_Work required_: Retype the opening lines of the data exactly, stopping after the line that contains "y_ticks = [0, 500, 1000, 1500, 2000, 2500]". Skip every picture.

_Data shown_:
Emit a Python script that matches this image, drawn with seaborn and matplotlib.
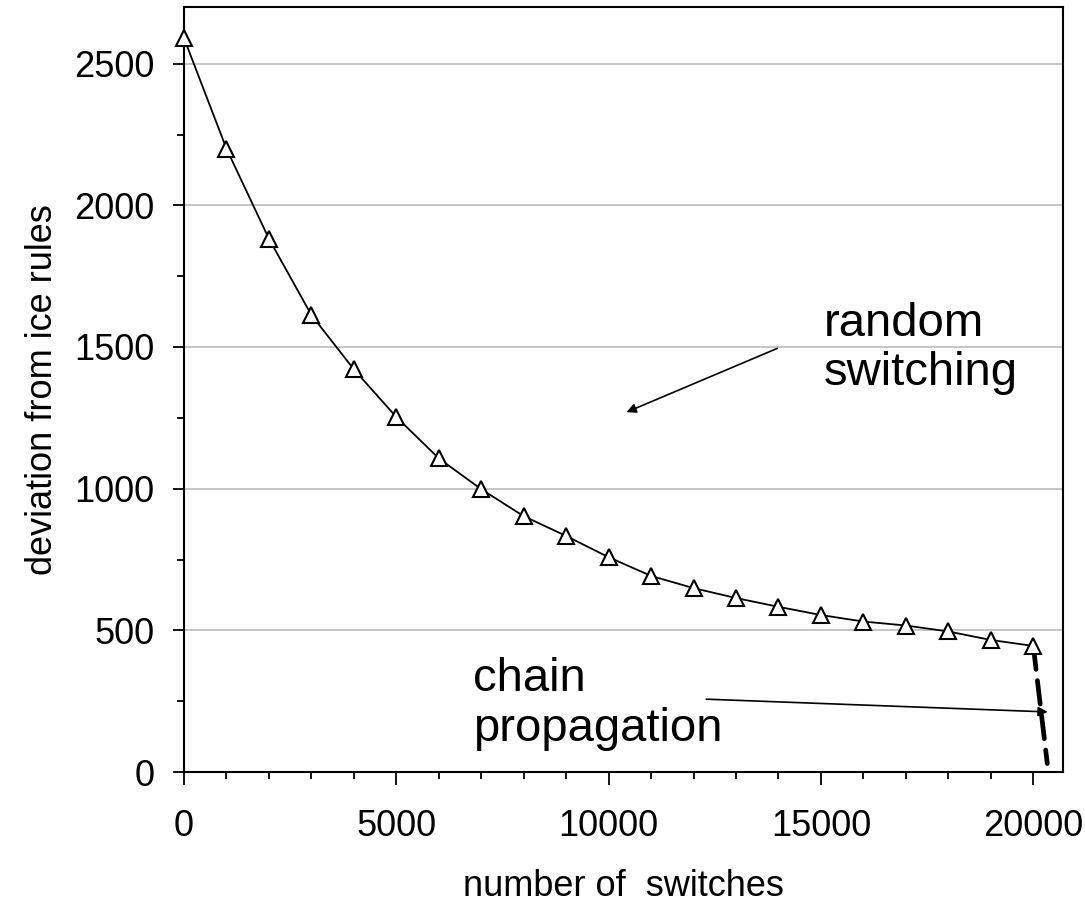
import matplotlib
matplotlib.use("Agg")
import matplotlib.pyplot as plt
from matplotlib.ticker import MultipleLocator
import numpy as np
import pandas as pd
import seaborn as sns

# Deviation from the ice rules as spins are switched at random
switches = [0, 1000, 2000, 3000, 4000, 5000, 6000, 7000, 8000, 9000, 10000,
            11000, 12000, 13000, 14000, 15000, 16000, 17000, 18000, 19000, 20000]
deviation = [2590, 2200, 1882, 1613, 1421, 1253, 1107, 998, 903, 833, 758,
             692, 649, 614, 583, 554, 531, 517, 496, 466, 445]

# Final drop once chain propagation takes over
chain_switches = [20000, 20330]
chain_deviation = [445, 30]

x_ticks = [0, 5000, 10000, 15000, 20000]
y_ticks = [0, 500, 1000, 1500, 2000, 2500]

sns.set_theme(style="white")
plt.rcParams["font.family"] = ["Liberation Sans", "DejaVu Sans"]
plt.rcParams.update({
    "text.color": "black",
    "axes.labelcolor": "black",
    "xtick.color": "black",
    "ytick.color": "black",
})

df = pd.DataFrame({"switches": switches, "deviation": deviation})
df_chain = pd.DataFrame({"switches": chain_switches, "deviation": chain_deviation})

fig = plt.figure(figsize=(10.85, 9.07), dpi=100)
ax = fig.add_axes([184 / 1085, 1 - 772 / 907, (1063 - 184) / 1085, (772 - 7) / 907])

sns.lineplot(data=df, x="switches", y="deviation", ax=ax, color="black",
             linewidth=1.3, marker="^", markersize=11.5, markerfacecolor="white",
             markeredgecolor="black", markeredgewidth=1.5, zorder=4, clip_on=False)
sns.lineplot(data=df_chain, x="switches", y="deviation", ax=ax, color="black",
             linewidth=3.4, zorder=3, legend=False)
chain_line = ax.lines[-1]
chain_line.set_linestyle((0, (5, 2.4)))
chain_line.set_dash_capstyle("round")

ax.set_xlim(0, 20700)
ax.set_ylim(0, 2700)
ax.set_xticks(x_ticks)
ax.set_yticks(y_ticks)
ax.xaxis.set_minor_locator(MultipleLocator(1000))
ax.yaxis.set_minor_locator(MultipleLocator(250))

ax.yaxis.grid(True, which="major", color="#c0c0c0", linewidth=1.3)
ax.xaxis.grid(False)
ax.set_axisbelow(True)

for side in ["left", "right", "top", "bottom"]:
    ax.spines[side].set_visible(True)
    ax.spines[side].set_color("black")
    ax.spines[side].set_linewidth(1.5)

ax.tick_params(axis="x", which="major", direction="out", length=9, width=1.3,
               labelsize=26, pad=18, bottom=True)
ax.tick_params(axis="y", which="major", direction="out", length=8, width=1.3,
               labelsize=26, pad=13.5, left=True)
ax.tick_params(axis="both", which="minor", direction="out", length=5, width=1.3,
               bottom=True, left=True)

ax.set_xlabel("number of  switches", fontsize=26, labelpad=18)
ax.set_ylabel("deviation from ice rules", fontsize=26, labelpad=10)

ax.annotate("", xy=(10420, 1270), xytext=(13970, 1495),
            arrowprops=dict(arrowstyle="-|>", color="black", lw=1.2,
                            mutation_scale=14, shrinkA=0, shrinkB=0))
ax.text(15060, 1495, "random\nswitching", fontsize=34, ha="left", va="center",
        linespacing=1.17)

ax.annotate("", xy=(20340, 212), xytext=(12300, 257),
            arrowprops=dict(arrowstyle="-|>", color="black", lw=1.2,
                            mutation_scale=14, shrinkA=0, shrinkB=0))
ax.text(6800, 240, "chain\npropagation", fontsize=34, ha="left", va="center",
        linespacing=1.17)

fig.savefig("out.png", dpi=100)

_Completed exercise_:
Emit a Python script that matches this image, drawn with seaborn and matplotlib.
import matplotlib
matplotlib.use("Agg")
import matplotlib.pyplot as plt
from matplotlib.ticker import MultipleLocator
import numpy as np
import pandas as pd
import seaborn as sns

# Deviation from the ice rules as spins are switched at random
switches = [0, 1000, 2000, 3000, 4000, 5000, 6000, 7000, 8000, 9000, 10000,
            11000, 12000, 13000, 14000, 15000, 16000, 17000, 18000, 19000, 20000]
deviation = [2590, 2200, 1882, 1613, 1421, 1253, 1107, 998, 903, 833, 758,
             692, 649, 614, 583, 554, 531, 517, 496, 466, 445]

# Final drop once chain propagation takes over
chain_switches = [20000, 20330]
chain_deviation = [445, 30]

x_ticks = [0, 5000, 10000, 15000, 20000]
y_ticks = [0, 500, 1000, 1500, 2000, 2500]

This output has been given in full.